Beginning with Isola Bella, the must-see destination is Palazzo Borromeo. This Baroque palace was built beginning in the mid 17th century by Vitaliano VI. The twenty sumptuous rooms all decorated with the finest art, tapestries, and furnishings will astound you. Even more incredible is the Berthier Gallery with 130 masterpieces in mosaics and the grottoes which were designed to keep guests cool in the summer heat.
The gardens, which include Teatro Massimo, are absolutely stunning. Fountains, statues, obelisks, terraces, and an amazing variety of flora make this the quintessential Baroque garden. There are even white peacocks roaming around to add to the fairy-tale-like atmosphere.
Isola Madre is the largest of the group and also has a lovely palace belonging to the Borromeo family that is open to the public. Again, the furnishings and art will take your breath away but so will the marionette theater. This is one of the most prized and complete collections of marionette theater in the world.
Here you’ll also find an enormous English garden spanning 8 hectares. An overwhelming array of plant species, some very rare, thrive in this unique climate. One of the most unique is probably the protea which is native to South Africa but blooms on the island in abundance. But it is the Cypress of Kashmir that has become the true symbol of the island. Native to Tibet, it was brought here in the 1860s and now is the largest and oldest of its kind in all of Europe.

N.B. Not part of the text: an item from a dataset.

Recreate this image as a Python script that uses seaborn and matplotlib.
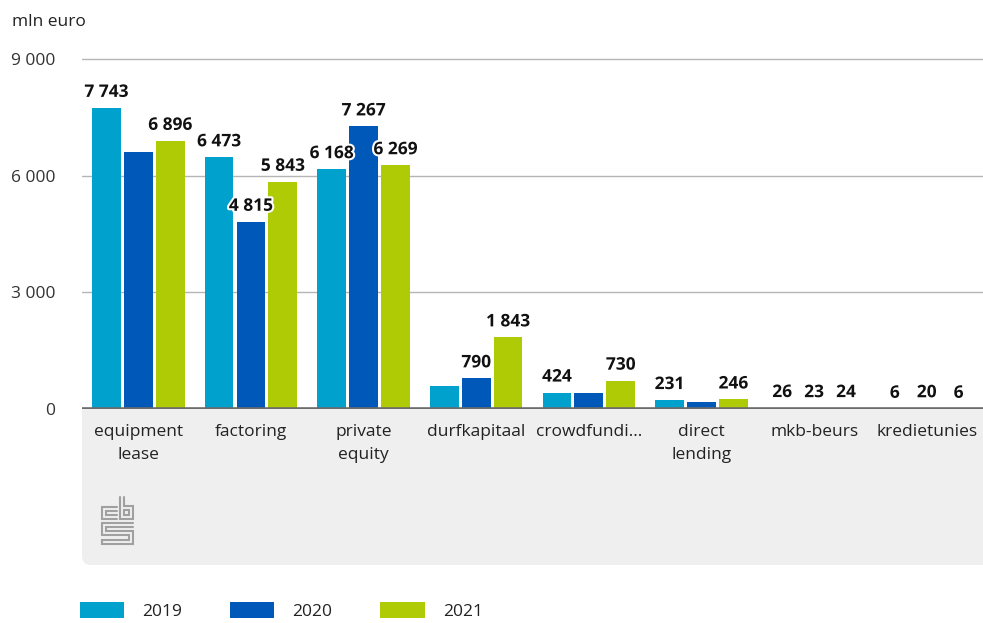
import pandas as pd
import matplotlib.pyplot as plt
import matplotlib.patheffects as pe
from matplotlib.patches import FancyBboxPatch, Rectangle
from matplotlib.lines import Line2D
import seaborn as sns

categories = ['equipment\nlease', 'factoring', 'private\nequity', 'durfkapitaal',
              'crowdfundi...', 'direct\nlending', 'mkb-beurs', 'kredietunies']
years = ['2019', '2020', '2021']
values_2019 = [7743, 6473, 6168, 590, 424, 231, 26, 6]
values_2020 = [6610, 4815, 7267, 790, 400, 190, 23, 20]
values_2021 = [6896, 5843, 6269, 1843, 730, 246, 24, 6]
# which bars carry a value label in the original
shown_2019 = [True, True, True, False, True, True, True, True]
shown_2020 = [False, True, True, True, False, False, True, True]
shown_2021 = [True, True, True, True, True, True, True, True]
yticks = [0, 3000, 6000, 9000]
palette = ['#00a1cd', '#0058b8', '#afcb05']

FS = 12.5


def fmt(v):
    return f'{v:,}'.replace(',', ' ')


def build_frame():
    rows = []
    for year, vals in zip(years, [values_2019, values_2020, values_2021]):
        for cat, v in zip(categories, vals):
            rows.append({'category': cat, 'year': year, 'value': v})
    return pd.DataFrame(rows)


def draw_logo(fig):
    # rough outline of the cbs logo, in pixel coordinates (y from top)
    H = 623
    paths = [
        [(117, 507), (102, 507), (102, 519), (117, 519)],
        [(117, 511), (106, 511), (106, 515), (117, 515)],
        [(120, 497), (120, 519), (133, 519), (133, 506), (124, 506), (124, 497)],
        [(124, 510), (129, 510), (129, 515), (124, 515), (124, 510)],
        [(133, 523), (102, 523), (102, 535), (129, 535), (129, 540), (102, 540),
         (102, 544), (133, 544), (133, 531), (106, 531), (106, 527), (133, 527)],
    ]
    for p in paths:
        xs = [x / 983 for x, _ in p]
        ys = [1 - y / H for _, y in p]
        fig.add_artist(Line2D(xs, ys, color='#a0a0a0', lw=1.5, transform=fig.transFigure,
                              solid_joinstyle='miter'))


def main():
    sns.set_theme(style='white')
    plt.rcParams['font.family'] = ['Open Sans', 'DejaVu Sans']

    df = build_frame()
    fig = plt.figure(figsize=(9.83, 6.23), dpi=100)

    # grey panel under the category axis
    panel = FancyBboxPatch((0.82, 0.58), 9.6, 1.56,
                           boxstyle='round,pad=0,rounding_size=0.09',
                           transform=fig.dpi_scale_trans, facecolor='#efefef',
                           edgecolor='none', zorder=0)
    fig.add_artist(panel)
    fig.add_artist(Rectangle((0.82, 1.2), 9.6, 0.94, transform=fig.dpi_scale_trans,
                             facecolor='#efefef', edgecolor='none', zorder=0))

    ax = fig.add_axes([82 / 983, 214 / 623, 901 / 983, 352 / 623])
    ax.patch.set_alpha(0)
    sns.barplot(data=df, x='category', y='value', hue='year', palette=palette,
                saturation=1, width=0.85, gap=0.1, linewidth=0, ax=ax, zorder=2)

    ax.set_xlim(-0.5, 7.5)
    ax.set_ylim(0, 9050)
    ax.set_yticks(yticks)
    ax.set_yticklabels([fmt(t) for t in yticks])
    ax.yaxis.grid(True, color='#b5b5b5', lw=1)
    ax.set_axisbelow(True)
    ax.axhline(0, color='#6b6b6b', lw=2.6, zorder=3)
    for s in ax.spines.values():
        s.set_visible(False)
    ax.tick_params(axis='y', length=0, pad=19, labelsize=FS, labelcolor='#333333')
    ax.tick_params(axis='x', length=0, pad=11, labelsize=FS, labelcolor='#222222')
    for t in ax.get_xticklabels():
        t.set_linespacing(1.55)
    ax.set_xlabel('')
    ax.set_ylabel('')

    shown = [shown_2019, shown_2020, shown_2021]
    vals = [values_2019, values_2020, values_2021]
    for cont, sh, vs in zip(ax.containers, shown, vals):
        labels = [fmt(v) if s else '' for v, s in zip(vs, sh)]
        txts = ax.bar_label(cont, labels=labels, padding=5, fontsize=FS,
                            fontweight='bold', color='#111111')
        for t in txts:
            t.set_path_effects([pe.withStroke(linewidth=3, foreground='white')])
            t.set_zorder(5)

    ax.get_legend().remove()
    handles = [Rectangle((0, 0), 1, 1, facecolor=c, edgecolor='none') for c in palette]
    fig.legend(handles, years, loc='center left', bbox_to_anchor=(80 / 983, 12 / 623),
               ncol=3, frameon=False, fontsize=FS, handlelength=2.55,
               handleheight=1.0, handletextpad=1.05, columnspacing=2.75,
               borderpad=0, borderaxespad=0, labelcolor='#222222')

    fig.text(12 / 983, 1 - 22 / 623, 'mln euro', fontsize=FS, color='#222222', va='center')
    draw_logo(fig)

    fig.savefig('out.png', dpi=100)


if __name__ == '__main__':
    main()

Interestingly, Isola dei Pescatori (meaning “Fishermen’s Island) is the only island of the group to be inhabited year-round. As its name implies, it is an ancient fishing village and the practice is still common. This tiny island hamlet doesn’t allow any motorized vehicles so once you step off the boat, you’ll be strolling through the tiny alleys on foot. It’s a great place to relax, try some local fish dishes, and imagine what life must have been like hundreds of years ago.
The Islet of San Giovanni is the least-visited because its palace and gardens are closed to the public.
If you stay in Stresa, you can also visit the Mottarone Park and Pallavicino Park. From Stresa, you can take ferries to reach the islands. Check the official website for island hours and ticket information.